From the first line of the listing below, retype each line up to and including the one with "import seaborn as sns"; pictures stay out.

• [SUPPLIED DATA]:
══════

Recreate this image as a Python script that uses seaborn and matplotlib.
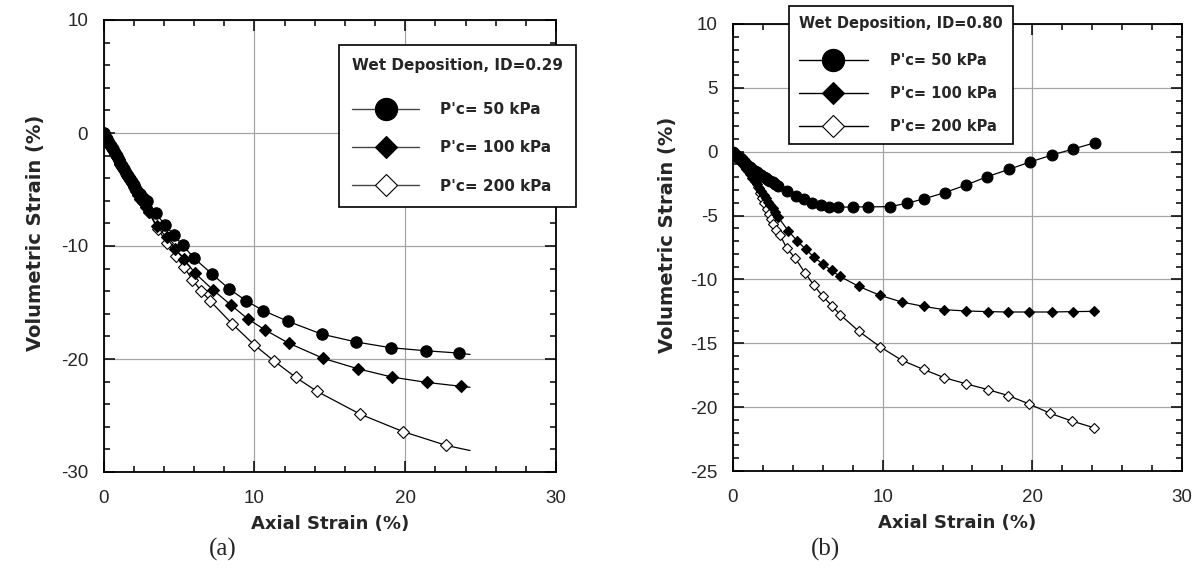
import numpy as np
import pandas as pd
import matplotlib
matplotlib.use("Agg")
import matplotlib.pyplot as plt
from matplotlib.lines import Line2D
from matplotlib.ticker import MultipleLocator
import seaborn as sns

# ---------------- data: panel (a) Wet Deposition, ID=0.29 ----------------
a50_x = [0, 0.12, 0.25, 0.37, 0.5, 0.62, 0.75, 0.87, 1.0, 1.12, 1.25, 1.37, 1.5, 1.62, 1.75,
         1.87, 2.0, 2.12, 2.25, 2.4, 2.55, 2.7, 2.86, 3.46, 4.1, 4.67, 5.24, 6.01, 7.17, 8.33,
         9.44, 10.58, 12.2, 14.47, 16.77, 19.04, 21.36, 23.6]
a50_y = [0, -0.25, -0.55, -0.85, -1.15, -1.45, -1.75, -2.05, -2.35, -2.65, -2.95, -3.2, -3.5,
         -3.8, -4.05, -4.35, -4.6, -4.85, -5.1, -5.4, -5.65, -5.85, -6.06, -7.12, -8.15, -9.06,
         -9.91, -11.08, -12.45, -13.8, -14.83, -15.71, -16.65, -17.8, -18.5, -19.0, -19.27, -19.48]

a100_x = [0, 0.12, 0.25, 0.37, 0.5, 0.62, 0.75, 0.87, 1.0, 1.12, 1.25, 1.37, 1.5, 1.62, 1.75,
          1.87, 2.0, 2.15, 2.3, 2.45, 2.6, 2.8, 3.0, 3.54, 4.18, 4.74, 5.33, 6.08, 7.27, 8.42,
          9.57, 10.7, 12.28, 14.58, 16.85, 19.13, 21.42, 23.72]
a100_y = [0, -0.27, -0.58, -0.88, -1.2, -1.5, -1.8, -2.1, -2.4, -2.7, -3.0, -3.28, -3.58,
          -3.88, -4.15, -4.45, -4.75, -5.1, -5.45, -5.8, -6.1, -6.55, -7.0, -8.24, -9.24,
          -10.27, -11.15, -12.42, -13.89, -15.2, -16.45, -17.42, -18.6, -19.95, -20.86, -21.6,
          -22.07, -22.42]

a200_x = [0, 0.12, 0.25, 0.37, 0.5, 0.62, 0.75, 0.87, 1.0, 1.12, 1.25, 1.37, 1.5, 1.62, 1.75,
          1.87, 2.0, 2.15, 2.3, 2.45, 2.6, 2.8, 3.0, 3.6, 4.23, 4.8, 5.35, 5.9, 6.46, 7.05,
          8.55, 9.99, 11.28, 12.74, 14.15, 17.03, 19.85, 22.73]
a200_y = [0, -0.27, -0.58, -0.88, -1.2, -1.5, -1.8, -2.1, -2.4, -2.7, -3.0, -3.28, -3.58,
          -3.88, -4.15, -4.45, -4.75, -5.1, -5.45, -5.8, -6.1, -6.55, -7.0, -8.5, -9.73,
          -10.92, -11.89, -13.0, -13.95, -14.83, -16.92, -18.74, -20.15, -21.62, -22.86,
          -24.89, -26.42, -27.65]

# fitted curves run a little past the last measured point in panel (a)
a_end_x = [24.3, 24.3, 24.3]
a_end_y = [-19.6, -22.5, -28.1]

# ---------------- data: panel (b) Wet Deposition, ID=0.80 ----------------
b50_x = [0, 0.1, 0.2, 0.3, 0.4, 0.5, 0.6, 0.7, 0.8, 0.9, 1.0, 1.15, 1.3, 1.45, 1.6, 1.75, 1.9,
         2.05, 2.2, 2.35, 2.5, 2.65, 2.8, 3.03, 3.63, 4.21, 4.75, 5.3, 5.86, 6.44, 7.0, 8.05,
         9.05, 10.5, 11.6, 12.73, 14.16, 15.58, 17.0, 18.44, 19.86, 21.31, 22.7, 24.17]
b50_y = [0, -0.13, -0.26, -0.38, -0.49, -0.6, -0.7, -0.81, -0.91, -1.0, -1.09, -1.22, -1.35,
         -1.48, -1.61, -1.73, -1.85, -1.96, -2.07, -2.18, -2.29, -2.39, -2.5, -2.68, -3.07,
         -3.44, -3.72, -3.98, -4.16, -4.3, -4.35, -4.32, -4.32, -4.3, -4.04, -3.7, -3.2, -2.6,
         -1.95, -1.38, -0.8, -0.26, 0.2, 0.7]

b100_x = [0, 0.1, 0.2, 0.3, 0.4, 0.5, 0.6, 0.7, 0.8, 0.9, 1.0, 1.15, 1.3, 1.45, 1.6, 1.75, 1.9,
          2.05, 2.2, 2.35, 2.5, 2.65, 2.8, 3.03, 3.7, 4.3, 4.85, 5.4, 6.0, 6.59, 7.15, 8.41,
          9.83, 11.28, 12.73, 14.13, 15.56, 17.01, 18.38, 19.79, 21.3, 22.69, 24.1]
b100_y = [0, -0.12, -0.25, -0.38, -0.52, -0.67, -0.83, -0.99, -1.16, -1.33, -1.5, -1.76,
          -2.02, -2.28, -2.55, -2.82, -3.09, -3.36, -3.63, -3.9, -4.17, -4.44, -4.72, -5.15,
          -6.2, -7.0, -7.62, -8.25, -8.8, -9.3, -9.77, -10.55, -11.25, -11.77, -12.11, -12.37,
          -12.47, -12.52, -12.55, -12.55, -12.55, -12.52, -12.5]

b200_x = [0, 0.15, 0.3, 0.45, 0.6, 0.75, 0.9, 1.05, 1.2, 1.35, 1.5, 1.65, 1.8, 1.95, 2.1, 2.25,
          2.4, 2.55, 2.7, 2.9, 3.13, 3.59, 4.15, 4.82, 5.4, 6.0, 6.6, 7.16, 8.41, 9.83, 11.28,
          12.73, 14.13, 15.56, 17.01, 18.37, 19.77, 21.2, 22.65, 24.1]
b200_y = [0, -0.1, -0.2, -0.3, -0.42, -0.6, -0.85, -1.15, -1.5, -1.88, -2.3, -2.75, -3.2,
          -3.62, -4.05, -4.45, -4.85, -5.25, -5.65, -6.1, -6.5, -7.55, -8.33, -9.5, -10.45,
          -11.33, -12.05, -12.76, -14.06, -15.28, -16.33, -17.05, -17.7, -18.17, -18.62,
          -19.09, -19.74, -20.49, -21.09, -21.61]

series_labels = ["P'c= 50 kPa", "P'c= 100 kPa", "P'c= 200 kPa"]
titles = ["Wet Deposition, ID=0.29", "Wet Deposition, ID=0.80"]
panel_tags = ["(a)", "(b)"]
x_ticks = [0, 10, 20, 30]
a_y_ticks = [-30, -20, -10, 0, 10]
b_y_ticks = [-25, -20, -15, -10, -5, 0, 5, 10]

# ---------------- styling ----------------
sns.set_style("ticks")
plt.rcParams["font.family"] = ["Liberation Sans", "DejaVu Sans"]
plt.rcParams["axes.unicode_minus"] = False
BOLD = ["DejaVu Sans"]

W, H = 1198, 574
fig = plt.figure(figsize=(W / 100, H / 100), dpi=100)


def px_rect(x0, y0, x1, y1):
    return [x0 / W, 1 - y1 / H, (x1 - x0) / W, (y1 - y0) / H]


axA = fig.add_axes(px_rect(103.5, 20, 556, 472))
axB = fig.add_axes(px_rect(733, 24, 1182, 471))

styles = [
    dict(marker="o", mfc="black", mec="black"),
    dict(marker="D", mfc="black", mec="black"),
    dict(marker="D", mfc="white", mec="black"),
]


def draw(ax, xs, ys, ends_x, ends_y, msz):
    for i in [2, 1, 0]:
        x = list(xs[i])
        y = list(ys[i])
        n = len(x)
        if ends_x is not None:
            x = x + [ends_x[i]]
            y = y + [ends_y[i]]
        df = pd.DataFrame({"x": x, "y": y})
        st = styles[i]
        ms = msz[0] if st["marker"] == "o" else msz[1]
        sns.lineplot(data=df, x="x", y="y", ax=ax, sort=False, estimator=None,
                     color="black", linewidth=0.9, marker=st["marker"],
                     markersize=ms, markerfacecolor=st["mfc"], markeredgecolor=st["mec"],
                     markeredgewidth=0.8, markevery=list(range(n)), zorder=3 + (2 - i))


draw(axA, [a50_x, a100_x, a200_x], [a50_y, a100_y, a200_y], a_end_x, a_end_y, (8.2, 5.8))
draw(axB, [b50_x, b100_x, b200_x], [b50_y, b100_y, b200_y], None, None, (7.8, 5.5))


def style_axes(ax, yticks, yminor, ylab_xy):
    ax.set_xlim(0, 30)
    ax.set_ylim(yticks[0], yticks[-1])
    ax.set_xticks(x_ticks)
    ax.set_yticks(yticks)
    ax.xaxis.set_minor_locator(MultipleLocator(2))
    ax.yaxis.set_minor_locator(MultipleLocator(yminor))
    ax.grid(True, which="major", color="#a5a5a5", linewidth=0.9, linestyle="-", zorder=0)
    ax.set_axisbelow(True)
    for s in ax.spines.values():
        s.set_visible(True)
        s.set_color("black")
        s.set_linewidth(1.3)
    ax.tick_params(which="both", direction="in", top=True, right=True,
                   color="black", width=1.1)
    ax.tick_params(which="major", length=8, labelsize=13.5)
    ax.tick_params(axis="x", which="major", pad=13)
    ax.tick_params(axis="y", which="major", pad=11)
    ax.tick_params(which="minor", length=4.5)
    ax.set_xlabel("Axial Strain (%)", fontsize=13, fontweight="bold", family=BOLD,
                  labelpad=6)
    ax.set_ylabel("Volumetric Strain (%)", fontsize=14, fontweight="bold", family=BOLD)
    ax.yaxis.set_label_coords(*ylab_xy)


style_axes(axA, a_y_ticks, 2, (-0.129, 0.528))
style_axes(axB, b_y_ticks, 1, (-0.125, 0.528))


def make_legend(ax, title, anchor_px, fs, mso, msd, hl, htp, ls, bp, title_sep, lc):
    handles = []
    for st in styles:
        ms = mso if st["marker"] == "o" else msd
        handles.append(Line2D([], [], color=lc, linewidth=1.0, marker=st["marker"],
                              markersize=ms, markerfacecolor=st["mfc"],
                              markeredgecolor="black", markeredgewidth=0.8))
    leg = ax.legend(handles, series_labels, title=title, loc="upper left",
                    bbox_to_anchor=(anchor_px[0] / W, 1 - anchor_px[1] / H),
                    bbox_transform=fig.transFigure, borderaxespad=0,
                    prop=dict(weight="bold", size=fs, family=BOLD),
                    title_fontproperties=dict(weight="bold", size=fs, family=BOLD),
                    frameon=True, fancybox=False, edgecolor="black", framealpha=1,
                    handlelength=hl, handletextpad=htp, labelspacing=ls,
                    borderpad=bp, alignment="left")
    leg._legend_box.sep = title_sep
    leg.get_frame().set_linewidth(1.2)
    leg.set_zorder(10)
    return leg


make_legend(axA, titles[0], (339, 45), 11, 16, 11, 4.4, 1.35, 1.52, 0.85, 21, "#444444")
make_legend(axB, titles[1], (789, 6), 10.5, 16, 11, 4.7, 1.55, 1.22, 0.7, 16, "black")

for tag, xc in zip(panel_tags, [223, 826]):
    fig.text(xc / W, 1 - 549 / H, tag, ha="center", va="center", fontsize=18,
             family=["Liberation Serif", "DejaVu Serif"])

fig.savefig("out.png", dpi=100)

══════

• [EXERCISE OUTPUT]:
Recreate this image as a Python script that uses seaborn and matplotlib.
import numpy as np
import pandas as pd
import matplotlib
matplotlib.use("Agg")
import matplotlib.pyplot as plt
from matplotlib.lines import Line2D
from matplotlib.ticker import MultipleLocator
import seaborn as sns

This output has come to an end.